Data supplied →
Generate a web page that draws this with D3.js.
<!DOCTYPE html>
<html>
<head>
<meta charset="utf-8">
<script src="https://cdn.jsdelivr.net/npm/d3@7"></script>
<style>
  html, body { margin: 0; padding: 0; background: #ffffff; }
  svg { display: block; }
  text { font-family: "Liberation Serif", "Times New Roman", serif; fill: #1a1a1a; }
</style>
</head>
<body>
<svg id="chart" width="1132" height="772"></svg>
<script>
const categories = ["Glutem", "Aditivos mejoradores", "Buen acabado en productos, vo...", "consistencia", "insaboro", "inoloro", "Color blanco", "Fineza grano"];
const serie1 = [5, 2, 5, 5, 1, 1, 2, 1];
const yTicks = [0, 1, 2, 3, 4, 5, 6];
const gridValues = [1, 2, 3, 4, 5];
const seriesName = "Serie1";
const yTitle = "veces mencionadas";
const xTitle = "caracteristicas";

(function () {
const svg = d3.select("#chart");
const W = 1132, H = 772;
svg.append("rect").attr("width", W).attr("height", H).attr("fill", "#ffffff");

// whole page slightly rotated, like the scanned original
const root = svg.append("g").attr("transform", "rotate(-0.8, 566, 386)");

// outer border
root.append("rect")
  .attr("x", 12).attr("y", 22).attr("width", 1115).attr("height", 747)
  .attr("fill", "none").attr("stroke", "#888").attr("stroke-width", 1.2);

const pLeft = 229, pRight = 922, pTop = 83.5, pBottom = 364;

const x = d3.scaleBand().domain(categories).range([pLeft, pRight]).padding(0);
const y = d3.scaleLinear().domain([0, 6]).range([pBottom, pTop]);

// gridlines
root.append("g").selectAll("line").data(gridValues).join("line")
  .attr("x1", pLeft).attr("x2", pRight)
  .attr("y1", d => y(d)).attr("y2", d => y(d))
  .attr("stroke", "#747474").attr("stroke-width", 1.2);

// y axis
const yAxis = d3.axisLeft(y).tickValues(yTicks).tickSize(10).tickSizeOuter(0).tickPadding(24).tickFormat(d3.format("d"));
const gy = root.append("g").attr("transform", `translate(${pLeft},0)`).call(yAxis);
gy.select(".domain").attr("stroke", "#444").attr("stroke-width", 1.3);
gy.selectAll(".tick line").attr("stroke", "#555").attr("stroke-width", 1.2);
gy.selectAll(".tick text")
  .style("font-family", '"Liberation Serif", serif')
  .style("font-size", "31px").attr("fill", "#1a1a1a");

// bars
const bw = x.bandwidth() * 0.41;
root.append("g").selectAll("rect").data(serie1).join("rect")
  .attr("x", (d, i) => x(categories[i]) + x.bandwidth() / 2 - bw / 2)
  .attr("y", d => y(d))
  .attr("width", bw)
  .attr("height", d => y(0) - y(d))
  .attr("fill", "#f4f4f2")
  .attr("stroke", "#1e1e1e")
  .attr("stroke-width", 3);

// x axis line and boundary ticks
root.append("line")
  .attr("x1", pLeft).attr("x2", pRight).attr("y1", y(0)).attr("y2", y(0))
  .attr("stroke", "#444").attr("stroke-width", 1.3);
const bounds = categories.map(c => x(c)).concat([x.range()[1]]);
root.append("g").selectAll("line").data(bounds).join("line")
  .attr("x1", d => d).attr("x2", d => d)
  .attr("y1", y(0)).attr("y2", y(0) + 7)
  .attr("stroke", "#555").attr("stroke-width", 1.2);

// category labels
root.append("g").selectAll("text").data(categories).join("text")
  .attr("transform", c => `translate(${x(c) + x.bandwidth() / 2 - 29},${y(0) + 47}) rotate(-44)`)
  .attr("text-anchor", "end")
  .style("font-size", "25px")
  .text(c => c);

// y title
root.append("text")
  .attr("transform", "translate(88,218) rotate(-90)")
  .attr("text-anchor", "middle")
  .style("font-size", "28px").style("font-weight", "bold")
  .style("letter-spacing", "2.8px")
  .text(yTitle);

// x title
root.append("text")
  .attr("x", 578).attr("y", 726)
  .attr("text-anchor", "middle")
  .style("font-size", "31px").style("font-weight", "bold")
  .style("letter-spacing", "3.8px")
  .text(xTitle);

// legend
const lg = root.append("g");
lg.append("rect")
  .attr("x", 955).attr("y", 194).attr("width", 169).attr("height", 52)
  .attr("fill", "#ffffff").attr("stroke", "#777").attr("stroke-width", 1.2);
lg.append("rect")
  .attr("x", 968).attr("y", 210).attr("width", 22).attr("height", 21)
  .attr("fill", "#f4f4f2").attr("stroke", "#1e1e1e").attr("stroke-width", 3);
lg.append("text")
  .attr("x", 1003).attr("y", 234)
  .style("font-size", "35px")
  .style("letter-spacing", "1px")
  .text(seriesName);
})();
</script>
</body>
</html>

---

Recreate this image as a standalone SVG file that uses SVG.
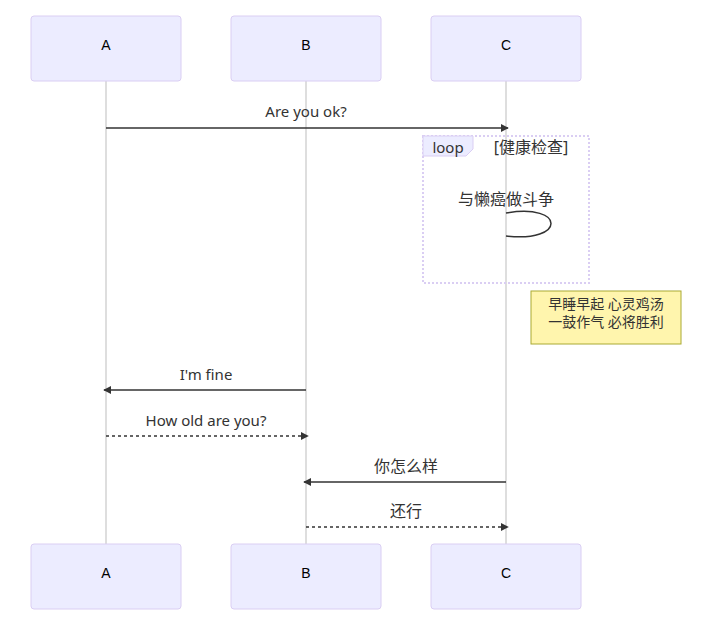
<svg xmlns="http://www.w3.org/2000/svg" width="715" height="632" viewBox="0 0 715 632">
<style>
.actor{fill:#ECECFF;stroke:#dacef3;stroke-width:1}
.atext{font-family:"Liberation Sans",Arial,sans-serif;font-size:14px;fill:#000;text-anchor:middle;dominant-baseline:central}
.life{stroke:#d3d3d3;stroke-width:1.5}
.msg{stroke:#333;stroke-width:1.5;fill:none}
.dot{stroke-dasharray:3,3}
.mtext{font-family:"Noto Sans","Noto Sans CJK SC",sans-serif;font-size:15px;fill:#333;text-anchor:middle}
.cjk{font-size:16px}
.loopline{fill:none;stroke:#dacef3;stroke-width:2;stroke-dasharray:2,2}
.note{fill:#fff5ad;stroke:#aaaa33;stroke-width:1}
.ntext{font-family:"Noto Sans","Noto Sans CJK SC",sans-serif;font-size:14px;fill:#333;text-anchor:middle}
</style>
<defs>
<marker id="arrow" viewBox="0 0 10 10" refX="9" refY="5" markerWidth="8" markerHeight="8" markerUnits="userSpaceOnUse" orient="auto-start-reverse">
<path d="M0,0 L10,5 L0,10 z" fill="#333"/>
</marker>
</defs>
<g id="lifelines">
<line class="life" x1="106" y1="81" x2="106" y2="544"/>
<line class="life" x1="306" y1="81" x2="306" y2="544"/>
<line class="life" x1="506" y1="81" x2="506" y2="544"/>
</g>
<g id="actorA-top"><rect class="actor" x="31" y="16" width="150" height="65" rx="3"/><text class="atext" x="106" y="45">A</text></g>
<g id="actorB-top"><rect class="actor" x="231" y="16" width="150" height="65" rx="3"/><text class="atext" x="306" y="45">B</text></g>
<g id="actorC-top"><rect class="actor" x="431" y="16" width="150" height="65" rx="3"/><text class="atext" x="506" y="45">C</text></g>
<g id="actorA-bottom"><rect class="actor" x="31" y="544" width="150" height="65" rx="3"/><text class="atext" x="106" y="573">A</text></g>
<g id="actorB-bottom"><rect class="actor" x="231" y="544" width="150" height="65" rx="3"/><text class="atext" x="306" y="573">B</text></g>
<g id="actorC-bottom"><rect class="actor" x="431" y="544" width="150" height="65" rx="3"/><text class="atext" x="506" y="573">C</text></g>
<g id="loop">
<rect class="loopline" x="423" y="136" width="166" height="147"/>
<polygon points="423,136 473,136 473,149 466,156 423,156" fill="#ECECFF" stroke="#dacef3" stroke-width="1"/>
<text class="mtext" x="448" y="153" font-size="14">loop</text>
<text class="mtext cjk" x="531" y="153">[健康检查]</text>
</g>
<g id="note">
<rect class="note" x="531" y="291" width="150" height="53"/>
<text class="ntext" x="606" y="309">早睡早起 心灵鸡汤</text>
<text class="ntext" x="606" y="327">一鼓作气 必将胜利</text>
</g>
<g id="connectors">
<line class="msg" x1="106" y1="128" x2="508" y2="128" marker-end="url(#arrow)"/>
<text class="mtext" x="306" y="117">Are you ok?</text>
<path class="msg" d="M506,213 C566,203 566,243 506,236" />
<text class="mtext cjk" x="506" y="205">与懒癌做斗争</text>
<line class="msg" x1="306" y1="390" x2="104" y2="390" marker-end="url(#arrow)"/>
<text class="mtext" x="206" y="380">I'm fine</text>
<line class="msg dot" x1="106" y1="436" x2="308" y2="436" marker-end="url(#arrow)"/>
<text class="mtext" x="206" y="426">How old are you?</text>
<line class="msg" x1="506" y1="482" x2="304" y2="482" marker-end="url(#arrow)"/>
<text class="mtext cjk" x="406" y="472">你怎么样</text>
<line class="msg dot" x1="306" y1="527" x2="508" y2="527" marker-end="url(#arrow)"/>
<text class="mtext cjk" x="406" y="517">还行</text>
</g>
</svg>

Given exercise → Scan the listing above. Collect all lines with the word "page".

Output for this task →
Generate a web page that draws this with D3.js.
// whole page slightly rotated, like the scanned original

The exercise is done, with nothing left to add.